In European painting, led by a new generation of the French school, the Romantic sensibility contrasted with the neoclassicism being taught in the academies. In a revived clash between color and design, the expressiveness and mood of color, as in works of J.M.W. Turner, Francisco Goya, Théodore Géricault and Eugène Delacroix, emphasized in the new prominence of the brushstroke and impasto the artist's free handling of paint, which tended to be repressed in neoclassicism under a self-effacing finish.
As in England, Germany, Spain, and France, literary Romanticism had its counterpart in the American visual arts, most especially in the exaltation of an untamed American landscape found in the paintings of the Hudson River School. Painters like Thomas Cole, Albert Bierstadt and Frederic Edwin Church and others often expressed Romantic themes in their paintings. They sometimes depicted ancient ruins of the old world, such as in Fredric Edwin Church’s piece Sunrise in Syria. These works reflected the Gothic feelings of death and decay. They also show the Romantic ideal that Nature is powerful and will eventually overcome the transient creations of men. More often, they worked to distinguish themselves from their European counterparts by depicting uniquely American scenes and landscapes.
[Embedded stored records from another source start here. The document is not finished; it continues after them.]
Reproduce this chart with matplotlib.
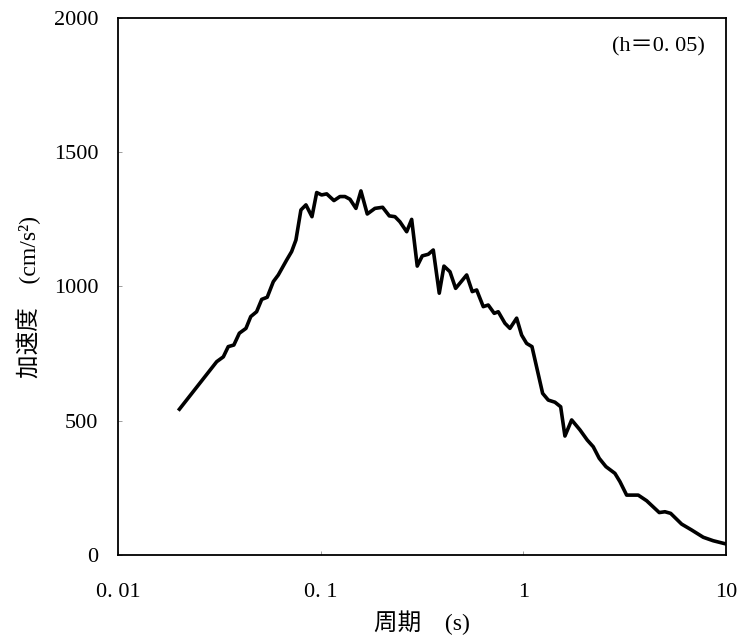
import matplotlib
matplotlib.use("Agg")
import matplotlib.pyplot as plt

# 周期 (s) と 加速度 (cm/s2) : 図から読み取った値
period = [0.0201, 0.0307, 0.0331, 0.0350, 0.0373, 0.0397, 0.0428, 0.0452,
          0.0483, 0.0512, 0.0545, 0.0584, 0.0618, 0.0680, 0.0719, 0.0755,
          0.0799, 0.0846, 0.0906, 0.0956, 0.1011, 0.1071, 0.1163, 0.1245,
          0.1318, 0.1395, 0.1493, 0.1580, 0.1698, 0.1853, 0.2022, 0.2181,
          0.2326, 0.2461, 0.2657, 0.2812, 0.2996, 0.3172, 0.3396, 0.3594,
          0.3847, 0.4058, 0.4345, 0.4634, 0.5253, 0.5597, 0.5884, 0.6343,
          0.6712, 0.7184, 0.7520, 0.8114, 0.8588, 0.9267, 0.9808, 1.038,
          1.103, 1.245, 1.327, 1.432, 1.528, 1.604, 1.731, 1.902,
          2.067, 2.213, 2.368, 2.556, 2.830, 2.997, 3.233, 3.688,
          4.058, 4.683, 4.996, 5.331, 6.039, 6.766, 7.720, 8.647, 10.0]
accel = [543, 720, 738, 776, 782, 826, 844, 888,
         906, 952, 960, 1018, 1043, 1099, 1130, 1173,
         1285, 1304, 1260, 1350, 1341, 1345, 1320, 1335,
         1335, 1325, 1291, 1356, 1270, 1291, 1295, 1263,
         1260, 1241, 1204, 1250, 1076, 1114, 1120, 1136,
         975, 1076, 1055, 993, 1043, 981, 987, 925,
         931, 900, 906, 863, 844, 882, 819, 788,
         776, 602, 577, 569, 552, 443, 503, 466,
         428, 403, 360, 329, 304, 273, 223, 223,
         202, 158, 161, 155, 115, 93, 66, 53, 41]

xticks = [0.01, 0.1, 1, 10]
xlabels = ["0. 01", "0. 1", "1", "10"]
yticks = [0, 500, 1000, 1500, 2000]

num_font = "Liberation Serif"
label_font = ["Liberation Serif", "Noto Sans CJK JP", "DejaVu Sans"]

fig = plt.figure(figsize=(7.41, 6.41), dpi=100)
ax = fig.add_axes([0.1592, 0.1342, 0.8206, 0.8377])

ax.plot(period, accel, color="black", linewidth=2.6)

ax.set_xscale("log")
ax.set_xlim(0.01, 10)
ax.set_ylim(0, 2000)
ax.set_xticks(xticks)
ax.set_xticklabels(xlabels, fontfamily=num_font, fontsize=16)
ax.set_yticks(yticks)
ax.set_yticklabels([str(v) for v in yticks], fontfamily=num_font, fontsize=16)
ax.minorticks_off()
ax.tick_params(direction="in", length=3, width=0.5, color="#777777")
ax.tick_params(axis="x", pad=20)
ax.tick_params(axis="y", pad=14)

for sp in ax.spines.values():
    sp.set_linewidth(1.3)

ax.set_xlabel("周期　(s)", family=label_font, fontsize=17, labelpad=6)
ax.set_ylabel("加速度　(cm/s²)", family=label_font, fontsize=17)
ax.yaxis.set_label_coords(-0.126, 0.48)

ax.text(0.965, 0.965, "(h＝0. 05)", transform=ax.transAxes, ha="right", va="top",
        family=label_font, fontsize=16)

fig.savefig("out.png", dpi=100)
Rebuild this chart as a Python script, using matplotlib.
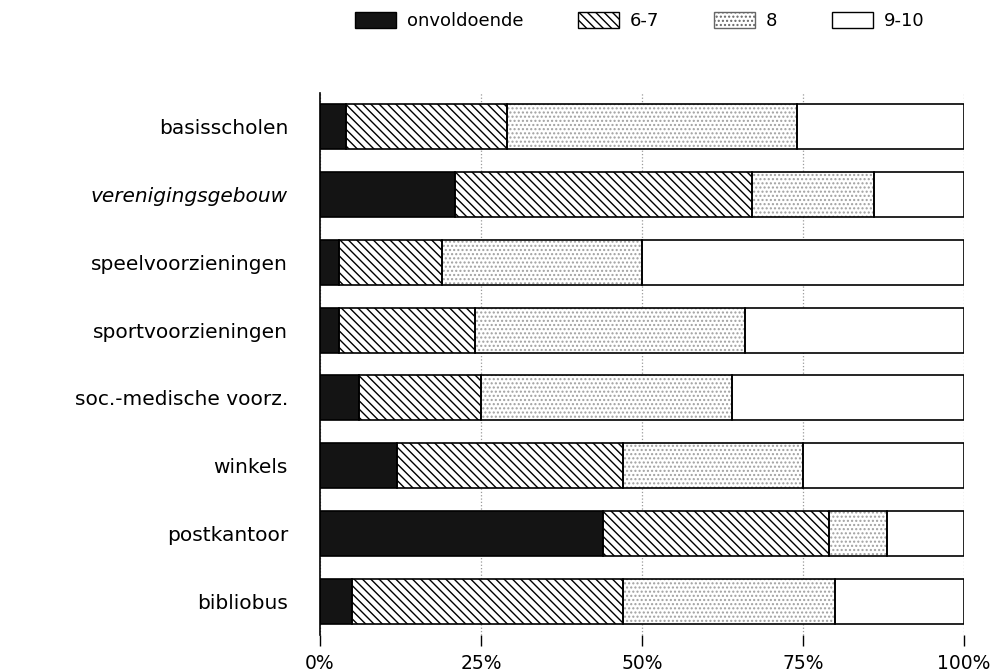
import matplotlib
matplotlib.use("Agg")
import matplotlib.pyplot as plt
from matplotlib.patches import Patch
import numpy as np

categories = ["basisscholen", "verenigingsgebouw", "speelvoorzieningen",
              "sportvoorzieningen", "soc.-medische voorz.", "winkels",
              "postkantoor", "bibliobus"]
series_names = ["onvoldoende", "6-7", "8", "9-10"]
onvoldoende = [4, 21, 3, 3, 6, 12, 44, 5]
zes_zeven = [25, 46, 16, 21, 19, 35, 35, 42]
acht = [45, 19, 31, 42, 39, 28, 9, 33]
negen_tien = [26, 14, 50, 34, 36, 25, 12, 20]
xtick_values = [0, 25, 50, 75, 100]
xtick_labels = ["0%", "25%", "50%", "75%", "100%"]

plt.rcParams['hatch.linewidth'] = 1.0

fig = plt.figure(figsize=(9.98, 6.72), dpi=100)
ax = fig.add_axes([0.3206, 0.0551, 0.966 - 0.3206, 0.8616 - 0.0551])

styles = [
    dict(face="#141414", hatch=None, hcolor="#141414"),
    dict(face="white", hatch="\\\\\\\\", hcolor="black"),
    dict(face="white", hatch="....", hcolor="#a0a0a0"),
    dict(face="white", hatch=None, hcolor="white"),
]

y = np.arange(len(categories))
h = 0.665
left = np.zeros(len(categories))
for vals, st in zip([onvoldoende, zes_zeven, acht, negen_tien], styles):
    vals = np.array(vals, dtype=float)
    ax.barh(y, vals, left=left, height=h, color=st["face"],
            hatch=st["hatch"], edgecolor=st["hcolor"], linewidth=0, zorder=2)
    ax.barh(y, vals, left=left, height=h, facecolor="none",
            edgecolor="black", linewidth=1.2, zorder=3)
    left += vals

ax.set_xlim(0, 100)
ax.set_ylim(len(categories) - 0.5, -0.5)
ax.set_yticks(y)
ax.set_yticklabels(categories, fontsize=14.5)
for lab in ax.get_yticklabels():
    if lab.get_text() == "verenigingsgebouw":
        lab.set_style("italic")
ax.set_xticks(xtick_values)
ax.set_xticklabels(xtick_labels, fontsize=13.5)
ax.tick_params(axis='y', length=0, pad=23)
ax.tick_params(axis='x', length=8, width=1.0, direction='out', pad=6)

for s in ["top", "right", "bottom"]:
    ax.spines[s].set_visible(False)
ax.spines["left"].set_linewidth(1.2)
ax.xaxis.grid(True, linestyle=":", color="#9a9a9a", linewidth=0.9)
ax.set_axisbelow(True)

handles = []
for st in styles:
    handles.append(Patch(facecolor=st["face"], hatch=st["hatch"],
                         edgecolor="black" if st["hatch"] != "...." else "#666666",
                         linewidth=1.0))
fig.legend(handles, series_names, ncol=4, loc="center",
           bbox_to_anchor=(0.641, 0.969), frameon=False, fontsize=13,
           handlelength=2.3, handleheight=1.0, columnspacing=3.0,
           handletextpad=0.6)

fig.savefig("out.png", dpi=100)
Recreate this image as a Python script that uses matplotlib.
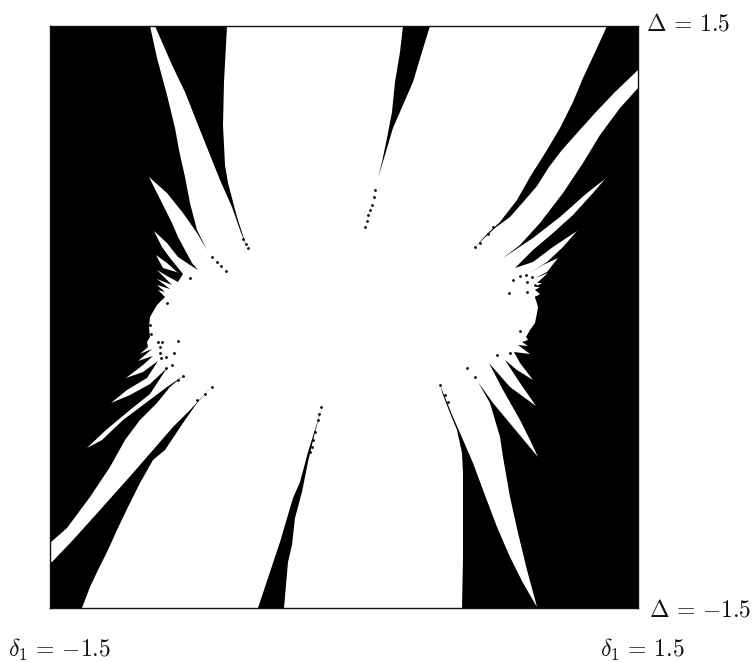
import matplotlib
matplotlib.use("Agg")
import matplotlib.pyplot as plt
import numpy as np

plt.rcParams['mathtext.fontset'] = 'cm'
plt.rcParams['font.family'] = ['DejaVu Serif']

# Boundary of the white region (read-off units:
# 588 units across = 3 in delta_1, 582 units down = 3 in Delta)
top_notch = [(227,26),(403,26),(400,52),(395,82),(392,112),(387,138),(382,162),(377,182),(372,202),(365,228),
             (373,198),(378,178),(385,155),(393,128),(403,105),(413,82),(422,52),(430,26)]
upper_right_band = [(607,26),(597,48),(583,78),(573,102),(560,128),(547,150),(530,177),(517,200),(500,222),(488,233),(475,247),
                    (495,228),(510,217),(525,200),(537,186),(549,167),(562,150),(578,132),(596,112),(615,92),(638,70),
                    (638,88),(620,108),(600,135),(583,163),(563,193),(540,223),(520,245),(503,258)]
upper_right_spikes = [(533,238),(560,217),(587,193),(605,179),(593,193),(573,215),(553,233),(533,250),(515,268),
                      (533,262),(553,247),(577,231),(563,247),(547,262),(530,273),
                      (543,265),(558,258),(547,272),(535,278),(548,273),(537,283),(542,283),(535,287),(540,287),(535,290),(540,294),(535,297)]
right_edge = [(538,307),(537,313),(535,323),(530,330),(526,337),(528,340),(522,342),(528,346),(518,345)]
lower_right_spikes = [(530,354),(514,352),(520,363),(533,380),(517,370),(505,360),(520,383),(536,406),(510,387),(489,363),
                      (503,390),(520,420),(530,440),(538,457),(513,427),(493,403),(478,382)]
lower_right_band = [(490,403),(500,437),(503,457),(510,497),(518,533),(527,570),(537,607),(523,583),(510,557),(497,527),(483,490),
                    (473,463),(460,433),(453,417),(440,385)]
lower_centre = [(443,395),(450,413),(457,430),(462,453),(463,473),(463,557),(462,608),(284,608),(288,562),(292,545),(295,518),
                (302,492),(308,462),(315,432),(322,407),(308,452),(300,482),(293,498),(285,525),(280,542),(270,572),(258,608)]
lower_left_main = [(82,608),(90,587),(98,570),(108,550),(117,530),(128,507),(140,483),(153,460),(165,450),(183,423),(197,403),(212,386)]
lower_left_band = [(190,410),(173,427),(153,450),(133,473),(100,510),(73,540),(52,562),(50,562),(50,543),
                   (67,528),(90,497),(110,467),(125,440),(140,420),(157,403),(170,387),(183,376)]
lower_left_spikes = [(167,387),(147,402),(123,420),(102,440),(87,448),(106,430),(130,410),(150,394),(167,368),
                     (150,384),(130,395),(111,403),(127,390),(147,378),(158,361),(143,372),(126,378),(143,365),(153,356),
                     (138,361),(152,349),(140,354),(148,347)]
left_edge = [(147,342),(150,337),(149,327),(150,317),(157,305),(165,297),(158,290),(165,292),(157,285),(170,289),(157,279),(172,285)]
upper_left_spikes = [(165,278),(157,270),(167,276),(178,282),(183,274),(163,268),(156,255),(167,263),(177,272),(183,274),
                     (170,258),(162,247),(154,231),(167,243),(178,257),(190,265),(198,270),(192,263),(185,250),(178,237),
                     (172,223),(163,205),(149,177),(167,193),(183,213),(197,233),(207,250)]
upper_left_band = [(197,230),(190,203),(185,177),(179,150),(175,128),(167,95),(157,58),(150,26),(155,26),(172,65),(185,92),(198,125),
                   (208,150),(220,180),(232,207),(240,230),(247,248),(237,217),(228,183),(225,165),(223,125),(224,82)]

# Isolated black specks inside the white region
specks = [(212,257),(217,262),(221,266),(226,271),(243,239),(246,244),(248,248),(190,278),(167,303),(178,341),
          (158,342),(162,342),(160,347),(174,353),(160,353),(166,357),(161,358),(172,365),(166,368),(150,325),(151,334),
          (205,394),(197,400),(212,387),(183,376),(178,380),(475,247),(480,243),(488,234),(493,227),(513,280),(509,293),
          (520,276),(526,275),(527,282),(532,277),(527,292),(535,285),(536,297),(520,331),(497,355),(510,353),(467,368),
          (475,377),(440,385),(445,395),(448,402),(365,227),(367,221),(368,215),(370,210),(372,205),(374,197),(375,190),
          (321,407),(319,414),(318,420),(315,432),(313,440),(312,447),(310,452)]

labels = [r"$\Delta\,=\,1.5$", r"$\Delta\,=\,{-}1.5$", r"$\delta_1\,=\,{-}1.5$", r"$\delta_1\,=\,1.5$"]


def to_delta1(u):
    return -1.5 + 3.0 * (np.asarray(u, float) - 50) / 588


def to_Delta(v):
    return 1.5 - 3.0 * (np.asarray(v, float) - 26) / 582


outline = np.array(top_notch + upper_right_band + upper_right_spikes + right_edge + lower_right_spikes
                   + lower_right_band + lower_centre + lower_left_main + lower_left_band + lower_left_spikes
                   + left_edge + upper_left_spikes + upper_left_band)
dots = np.array(specks)

fig = plt.figure(figsize=(7.53, 6.62), dpi=100)
ax = fig.add_axes([50/753, 1 - 608/662, 588/753, 582/662])
ax.set_facecolor('black')
ax.fill(to_delta1(outline[:, 0]), to_Delta(outline[:, 1]), color='white', linewidth=0)
ax.scatter(to_delta1(dots[:, 0]), to_Delta(dots[:, 1]), s=4, color='black', linewidths=0)
ax.set_xlim(-1.5, 1.5)
ax.set_ylim(-1.5, 1.5)
ax.set_xticks([])
ax.set_yticks([])
for s in ax.spines.values():
    s.set_color('#111111')
    s.set_linewidth(1.0)

fs = 17
label_u = [646, 649, 8, 600]
label_v = [24, 610, 650, 650]
for txt, u, v in zip(labels, label_u, label_v):
    ax.text(to_delta1(u), to_Delta(v), txt, fontsize=fs, color='#111111', va='center', ha='left', clip_on=False)

fig.savefig('out.png', dpi=100, facecolor='white')
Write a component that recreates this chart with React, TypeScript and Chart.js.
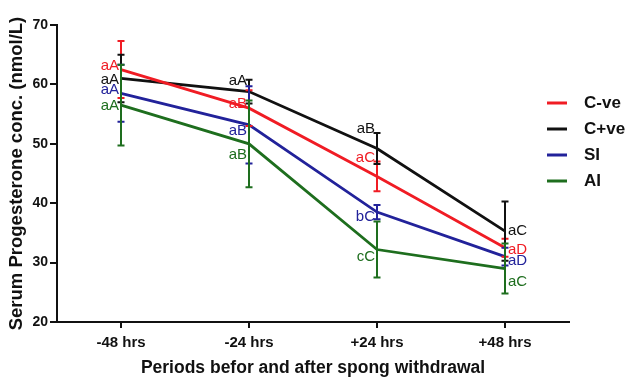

This idea of an American identity in the art world is reflected in W. C. Bryant’s poem, To Cole, the Painter, Departing for Europe, where Bryant encourages Cole to remember the powerful scenes that can only be found in America. This poem also shows the tight connection that existed between the literary and visual artists of the Romantic Era. Some American paintings promote the literary idea of the “noble savage” such as Albert Bierstadt’s, The Rocky Mountains, Landers Peak by portraying idealized Native Americans living in harmony with the natural world.